Covid-19’s effect on the global economy, energy markets, and the shipping industry have been absolutely disastrous, borderline crisis, if not, has already triggered the onset of the next financial crisis.
OPEC slashed its oil demand forecast earlier this month, and Goldman Sachs doubled down on its bearish oil take and has cut its oil price target by $10 to $53 for the year, as a result of a “demand shock” that has collapsed Chinese oil demand by at least 20%, or as much as 4 million barrels per day.
The plunge in energy demand in China, which by the way, is the world’s largest oil importer, has stranded oil cargoes off the coast of the country and led to an oil tanker parking lot in Asia Pacific waters.
The gears of the global economy have jammed, as demand and supply shocks from China risks triggering the next economic crisis.
Paralysis is quickly developing across the global economy, as sea and land ports in China have reduced activity. When supply chains are severed, economies on both sides of the world are damaged.
International Chamber of Shipping (ICS) Secretary-General Guy Platten told Reuters on Wednesday that revenue shocks have already hurt shippers this year.
Platten said tanker rates had plunged upwards of 80% since the virus outbreak began last month.
He said the virus is “hugely disruptive” for the shipping industry as demand for raw materials from emerging and developed economies has dramatically slowed.
“On the finished goods side of it you’ve got empty containers for example in China and you’ve got a shortage of containers in the (United) States because the manufactured goods are not getting out of China and being transported around the world. It’s affecting all the supply chain throughout the shipping industry,” he said.
Platten said shipping rates have crashed in various vessel classes. “We know that container lines are doing empty sailings. It would be hundreds of hundreds of millions of dollars (that) would be in jeopardy now.”
“All we know is that there has been an absolute plunge in rates for various classes of ship … We know that container lines are doing empty sailings. It would be hundreds of hundreds of millions of dollars (that) would be in jeopardy now,” he said.
A.P. Moller-Maersk A/S, the world’s largest container shipping company, warned last week that factories in China are currently operating below half-speed capacity, has paralyzed global supply chains.
“As factories in China are closed for longer than usual in connection with the Chinese New Year as a result of the COVID-19, we expect a weak start of the year,” Maersk warned.

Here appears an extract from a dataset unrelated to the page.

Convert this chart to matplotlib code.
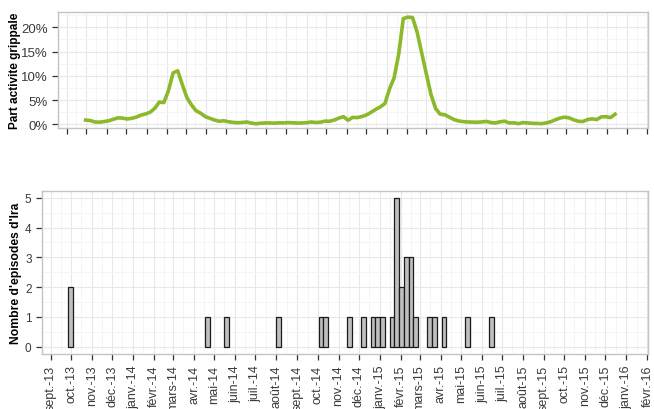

Noel Hacegaba, the Deputy Executive Director of Administration and Operations for the Port of Long Beach, California, was featured on CNBC Wednesday afternoon, warned that Long Beach, the second-largest containerized port in the US – is experiencing weakness in volume, down 6% y/y in Jan, and down another 6% y/y in Feb. For the quarter, he said the port could see a decline of 12% y/y.
Hacegaba said in the last couple of weeks, truck and rail operations at the port that extends into California have plunged “to a tune of 20 to 25%.”
He warned that economic paralysis in China would cause some goods just to be canceled altogether because many are seasonal, adding that a slowdown in China’s economy is bad news for the US.
For more color on why shipping rates and commodity prices have plunged – we specifically outlined in semi-official data from China that business conditions are printing at depression levels (as a reminder, China has been responsible for 60% of the world’s credit creation in the last decade – if China’s catches the flu – so does everyone):
- China Has Ground To A Halt: “On The Ground” Indicators Confirm Worst-Case Scenario
- China Is Disintegrating: Steel Demand, Property Sales, Traffic All Approaching Zero
- Terrifying Charts Show China’s Economy Remains Completely Paralyzed
To summarize, the outbreak of the virus has crashed China’s economy, resulting in plunging demand for commodity/energy products and the need to ship raw materials and or finished goods across the world.
The bear market in crude, forced by China’s implosion, suggests the global economy is about to plunge into a recession.